EXERCISE AIM: Repeat, exactly and completely, the material that follows. Omit the pictures.

DATASET EXCERPT:

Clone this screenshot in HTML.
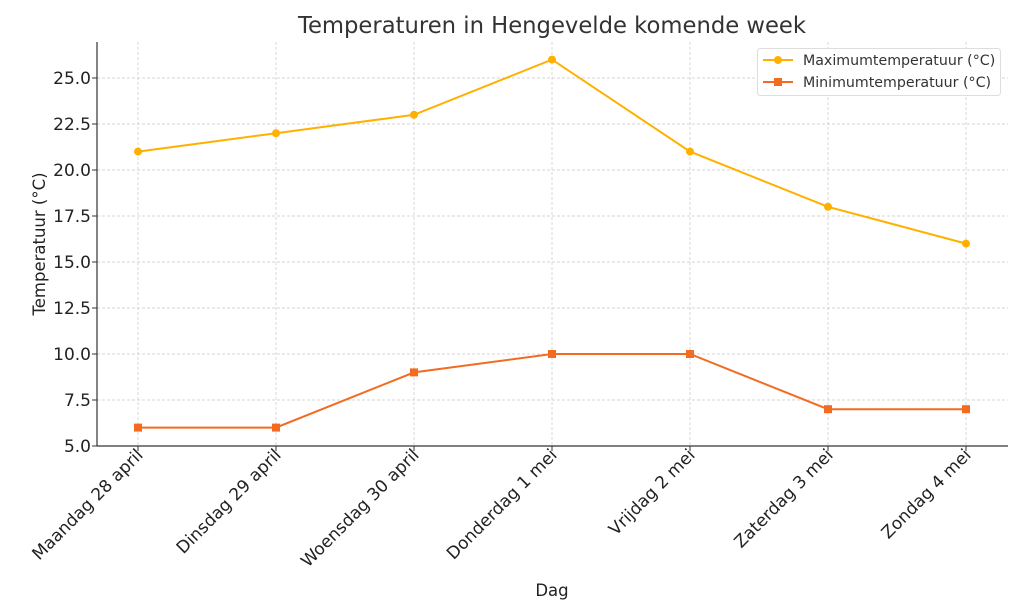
<!DOCTYPE html>
<html><head><meta charset="utf-8"><style>
html,body{margin:0;padding:0;background:#fff;}
svg{display:block;font-family:"DejaVu Sans","Liberation Sans",sans-serif;}
</style></head><body>
<svg id="chart" width="1024" height="614" viewBox="0 0 1024 614">
<rect width="1024" height="614" fill="#fff"/>
<text x="552" y="33" font-size="22.7" fill="#333" text-anchor="middle">Temperaturen in Hengevelde komende week</text>
<g id="grid"></g><g id="axes"></g><g id="series"></g>
<text x="552" y="596" font-size="16.5" fill="#222" text-anchor="middle">Dag</text>
<text transform="translate(45,244) rotate(-90)" font-size="16.5" fill="#222" text-anchor="middle">Temperatuur (°C)</text>
<g>
<rect x="757.5" y="48.5" width="243" height="47" rx="3" fill="#fff" stroke="#ddd"/>
<line x1="763" y1="60" x2="793" y2="60" stroke="#FFB000" stroke-width="2"/><circle cx="778" cy="60" r="4" fill="#FFB000"/>
<text x="803" y="65" font-size="14.2" fill="#333">Maximumtemperatuur (°C)</text>
<line x1="763" y1="82" x2="793" y2="82" stroke="#F26B21" stroke-width="2"/><rect x="774" y="78" width="8" height="8" fill="#F26B21"/>
<text x="803" y="87" font-size="14.2" fill="#333">Minimumtemperatuur (°C)</text>
</g>
</svg>
<script>
const categories=["Maandag 28 april","Dinsdag 29 april","Woensdag 30 april","Donderdag 1 mei","Vrijdag 2 mei","Zaterdag 3 mei","Zondag 4 mei"];
const maxTemps=[21,22,23,26,21,18,16];
const minTemps=[6,6,9,10,10,7,7];
const yTicks=[5.0,7.5,10.0,12.5,15.0,17.5,20.0,22.5,25.0];
const NS="http://www.w3.org/2000/svg";
const L=97,R=1008,T=42,B=446;
const xs=i=>138+i*138;
const ys=v=>446-(v-5)*18.4;
function mk(t,a,p){const e=document.createElementNS(NS,t);for(const k in a)e.setAttribute(k,a[k]);p.appendChild(e);return e;}
const grid=document.getElementById('grid'),axes=document.getElementById('axes'),ser=document.getElementById('series');
yTicks.forEach(v=>{const y=ys(v);
 const g=mk('line',{x1:L,x2:R,y1:y,y2:y,stroke:'#c8c8c8','stroke-dasharray':'3,2','stroke-width':0.7},grid);
 
 
 mk('line',{x1:L-5,x2:L,y1:y,y2:y,stroke:'#333'},axes);
 const t=mk('text',{x:L-6,y:y+6,'font-size':17,fill:'#222','text-anchor':'end'},axes);t.textContent=v.toFixed(1);
 
 
});
categories.forEach((c,i)=>{const x=xs(i);
 const g=mk('line',{x1:x,x2:x,y1:T,y2:B,stroke:'#c8c8c8','stroke-dasharray':'3,2','stroke-width':0.7},grid);
 
 
 mk('line',{x1:x,x2:x,y1:B,y2:B+5,stroke:'#333'},axes);
 const t=mk('text',{transform:`translate(${x+6},${B+10}) rotate(-45)`,'font-size':17,fill:'#222','text-anchor':'end'},axes);t.textContent=c;
 
 
});
mk('line',{x1:L,x2:L,y1:T,y2:B,stroke:'#333','stroke-width':1.2},axes);
mk('line',{x1:L,x2:R,y1:B,y2:B,stroke:'#333','stroke-width':1.2},axes);
function line(data,color,name,sq){
 const p=mk('polyline',{points:data.map((v,i)=>xs(i)+','+ys(v)).join(' '),fill:'none',stroke:color,'stroke-width':2},ser);
 
 
 data.forEach((v,i)=>{let m;
  if(sq)m=mk('rect',{x:xs(i)-4,y:ys(v)-4,width:8,height:8,fill:color},ser);
  else m=mk('circle',{cx:xs(i),cy:ys(v),r:4,fill:color},ser);
  
  
 });
}
line(maxTemps,'#FFB000','max-temp',false);
line(minTemps,'#F26B21','min-temp',true);
</script>
</body></html>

WRITTEN SOLUTION:
Clone this screenshot in HTML.
<!DOCTYPE html>
<html><head><meta charset="utf-8"><style>
html,body{margin:0;padding:0;background:#fff;}
svg{display:block;font-family:"DejaVu Sans","Liberation Sans",sans-serif;}
</style></head><body>
<svg id="chart" width="1024" height="614" viewBox="0 0 1024 614">
<rect width="1024" height="614" fill="#fff"/>
<text x="552" y="33" font-size="22.7" fill="#333" text-anchor="middle">Temperaturen in Hengevelde komende week</text>
<g id="grid"></g><g id="axes"></g><g id="series"></g>
<text x="552" y="596" font-size="16.5" fill="#222" text-anchor="middle">Dag</text>
<text transform="translate(45,244) rotate(-90)" font-size="16.5" fill="#222" text-anchor="middle">Temperatuur (°C)</text>
<g>
<rect x="757.5" y="48.5" width="243" height="47" rx="3" fill="#fff" stroke="#ddd"/>
<line x1="763" y1="60" x2="793" y2="60" stroke="#FFB000" stroke-width="2"/><circle cx="778" cy="60" r="4" fill="#FFB000"/>
<text x="803" y="65" font-size="14.2" fill="#333">Maximumtemperatuur (°C)</text>
<line x1="763" y1="82" x2="793" y2="82" stroke="#F26B21" stroke-width="2"/><rect x="774" y="78" width="8" height="8" fill="#F26B21"/>
<text x="803" y="87" font-size="14.2" fill="#333">Minimumtemperatuur (°C)</text>
</g>
</svg>
<script>
const categories=["Maandag 28 april","Dinsdag 29 april","Woensdag 30 april","Donderdag 1 mei","Vrijdag 2 mei","Zaterdag 3 mei","Zondag 4 mei"];
const maxTemps=[21,22,23,26,21,18,16];
const minTemps=[6,6,9,10,10,7,7];
const yTicks=[5.0,7.5,10.0,12.5,15.0,17.5,20.0,22.5,25.0];
const NS="http://www.w3.org/2000/svg";
const L=97,R=1008,T=42,B=446;
const xs=i=>138+i*138;
const ys=v=>446-(v-5)*18.4;
function mk(t,a,p){const e=document.createElementNS(NS,t);for(const k in a)e.setAttribute(k,a[k]);p.appendChild(e);return e;}
const grid=document.getElementById('grid'),axes=document.getElementById('axes'),ser=document.getElementById('series');
yTicks.forEach(v=>{const y=ys(v);
 const g=mk('line',{x1:L,x2:R,y1:y,y2:y,stroke:'#c8c8c8','stroke-dasharray':'3,2','stroke-width':0.7},grid);
 
 
 mk('line',{x1:L-5,x2:L,y1:y,y2:y,stroke:'#333'},axes);
 const t=mk('text',{x:L-6,y:y+6,'font-size':17,fill:'#222','text-anchor':'end'},axes);t.textContent=v.toFixed(1);
 
 
});
categories.forEach((c,i)=>{const x=xs(i);
 const g=mk('line',{x1:x,x2:x,y1:T,y2:B,stroke:'#c8c8c8','stroke-dasharray':'3,2','stroke-width':0.7},grid);
 
 
 mk('line',{x1:x,x2:x,y1:B,y2:B+5,stroke:'#333'},axes);
 const t=mk('text',{transform:`translate(${x+6},${B+10}) rotate(-45)`,'font-size':17,fill:'#222','text-anchor':'end'},axes);t.textContent=c;
 
 
});
mk('line',{x1:L,x2:L,y1:T,y2:B,stroke:'#333','stroke-width':1.2},axes);
mk('line',{x1:L,x2:R,y1:B,y2:B,stroke:'#333','stroke-width':1.2},axes);
function line(data,color,name,sq){
 const p=mk('polyline',{points:data.map((v,i)=>xs(i)+','+ys(v)).join(' '),fill:'none',stroke:color,'stroke-width':2},ser);
 
 
 data.forEach((v,i)=>{let m;
  if(sq)m=mk('rect',{x:xs(i)-4,y:ys(v)-4,width:8,height:8,fill:color},ser);
  else m=mk('circle',{cx:xs(i),cy:ys(v),r:4,fill:color},ser);
  
  
 });
}
line(maxTemps,'#FFB000','max-temp',false);
line(minTemps,'#F26B21','min-temp',true);
</script>
</body></html>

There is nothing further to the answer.